Another concern is that the market is losing credibility due to a series of fraud and embezzlement cases.
Pop Funding, an operator acknowledged by the Financial Services Commission (FSC) for its innovation, is currently under investigation for a 55-billion-won Ponzi scheme. The CEO of Nexrich Funding, also a P2P business, was arrested for fraud and embezzlement. There are many other operators, such as C-So Funding and Top Fund, that were troubled for being late with repayments.  
Delinquency rates are also increasing to worrying levels.  
According to Midrate, a market tracker of P2P lending, the average delinquency rate in the industry was 16.69 percent as of Aug. 4. This up from 11.47 percent earlier this year.  
Financial regulators have issued a consumer warning on such investments and ordered all businesses operating in the P2P market to submit an audit report.
“The new law will give the businesses a one-year grace period, but operators that do not meet the necessary requirements will likely have to close,” said an official from the Financial Supervisory Service (FSS).  
Another issue of concern is that some large operators are under investigation for violating the credit business act by imposing interest rates higher than the 24-percent limit imposed by law.  
The FSC says that if fees are added to the rate of interest, the effective rate is too high. P2P businesses respond that fees and rates are two separate issues and that the platform fees are never directly charged to the customers.  
If financial regulators conclude these companies have violated the credit business act, P2P lending will be shaken.  
“If we conclude an operator to have violated the law, it would have to close the business completely for six months. We are carefully deciding whether such strong measures would be necessary,” said an official from the FSS.  
Investors in P2P lending operator Pop Funding demand brokerage firms compensate them for losses in front of the Seoul Southern District Court on June 29. [YONHAP]
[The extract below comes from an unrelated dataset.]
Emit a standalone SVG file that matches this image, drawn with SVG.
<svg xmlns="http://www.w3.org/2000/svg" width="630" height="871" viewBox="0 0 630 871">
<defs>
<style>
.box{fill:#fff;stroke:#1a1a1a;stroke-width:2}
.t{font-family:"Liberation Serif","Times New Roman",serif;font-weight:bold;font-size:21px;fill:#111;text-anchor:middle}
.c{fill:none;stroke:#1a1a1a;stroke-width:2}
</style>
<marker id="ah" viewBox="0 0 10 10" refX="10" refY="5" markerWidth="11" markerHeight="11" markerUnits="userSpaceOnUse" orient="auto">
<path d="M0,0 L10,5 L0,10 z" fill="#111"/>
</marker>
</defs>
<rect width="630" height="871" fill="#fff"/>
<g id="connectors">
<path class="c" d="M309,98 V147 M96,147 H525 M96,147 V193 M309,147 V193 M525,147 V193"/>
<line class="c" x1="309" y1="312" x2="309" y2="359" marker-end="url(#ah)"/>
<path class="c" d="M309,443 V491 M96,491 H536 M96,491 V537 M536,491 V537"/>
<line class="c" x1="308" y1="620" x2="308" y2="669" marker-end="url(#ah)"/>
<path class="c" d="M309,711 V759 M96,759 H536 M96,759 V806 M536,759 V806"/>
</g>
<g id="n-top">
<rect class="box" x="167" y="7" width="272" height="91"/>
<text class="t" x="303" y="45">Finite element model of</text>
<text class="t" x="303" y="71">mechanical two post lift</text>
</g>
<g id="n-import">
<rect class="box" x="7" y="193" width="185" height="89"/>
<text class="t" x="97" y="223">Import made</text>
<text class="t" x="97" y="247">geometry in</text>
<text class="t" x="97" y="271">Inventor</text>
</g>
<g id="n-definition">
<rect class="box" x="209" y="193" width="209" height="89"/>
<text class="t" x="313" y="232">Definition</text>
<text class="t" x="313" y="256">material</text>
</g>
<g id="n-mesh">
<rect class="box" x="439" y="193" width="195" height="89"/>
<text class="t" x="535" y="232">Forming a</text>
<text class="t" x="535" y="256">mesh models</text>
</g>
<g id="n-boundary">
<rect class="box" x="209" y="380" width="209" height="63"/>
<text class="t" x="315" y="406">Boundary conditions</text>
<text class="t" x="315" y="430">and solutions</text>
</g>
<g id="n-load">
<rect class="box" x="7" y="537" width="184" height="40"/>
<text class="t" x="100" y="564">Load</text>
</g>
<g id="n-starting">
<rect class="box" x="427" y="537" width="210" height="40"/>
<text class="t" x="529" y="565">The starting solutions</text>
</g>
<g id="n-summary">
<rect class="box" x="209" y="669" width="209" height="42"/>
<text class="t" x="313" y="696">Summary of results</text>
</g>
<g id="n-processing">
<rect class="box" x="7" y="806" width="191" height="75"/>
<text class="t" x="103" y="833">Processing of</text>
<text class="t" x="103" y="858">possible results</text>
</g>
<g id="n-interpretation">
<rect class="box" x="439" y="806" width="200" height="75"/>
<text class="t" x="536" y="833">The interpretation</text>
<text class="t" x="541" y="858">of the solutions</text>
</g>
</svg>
Investors in P2P lending operator Pop Funding demand brokerage firms compensate them for losses in front of the Seoul Southern District Court on June 29. [YONHAP]

Others are concerned that P2P lending will become an alternative channel for people seeking to finance their homes. Most operators offer mortgage loans on their platforms, with some promising up to 85 percent loan-to-value ratio. They can do this because they are not banking institutions, which are capped in terms of the loan-to-value ratio.
Experts worry that this will cause a "balloon effect" where individuals take out loans from commercial banks and get the rest from P2P operators.
Operators claim they have made efforts to strengthen self-regulation.  
“It’s highly unlikely for a borrower with good credit scores to go to P2P lenders to finance purchasing of houses, since the interest rate is much higher here than commercial banks. We inform customers that the funds should not be used to purchase property,” said one industry source.  
The FSS has yet to come up with a regulation to stop people from borrowing funds from P2P lender to purchase homes, but is keeping "a close watch for potential problems.”
Officials from the finance industry say the new law will provide an opportunity for a fresh start.  
"If the law forces operators to be more transparent in their businesses, [financial regulators] can create a healthy business model as they are able to collect and analyze credit data from marginal borrowers, which have not been included in statistics," said Chung Yoo-shin, a dean of Sogang University's Graduate School of Technology and Management.  
"It will help filter out the good operators from the bad ones.”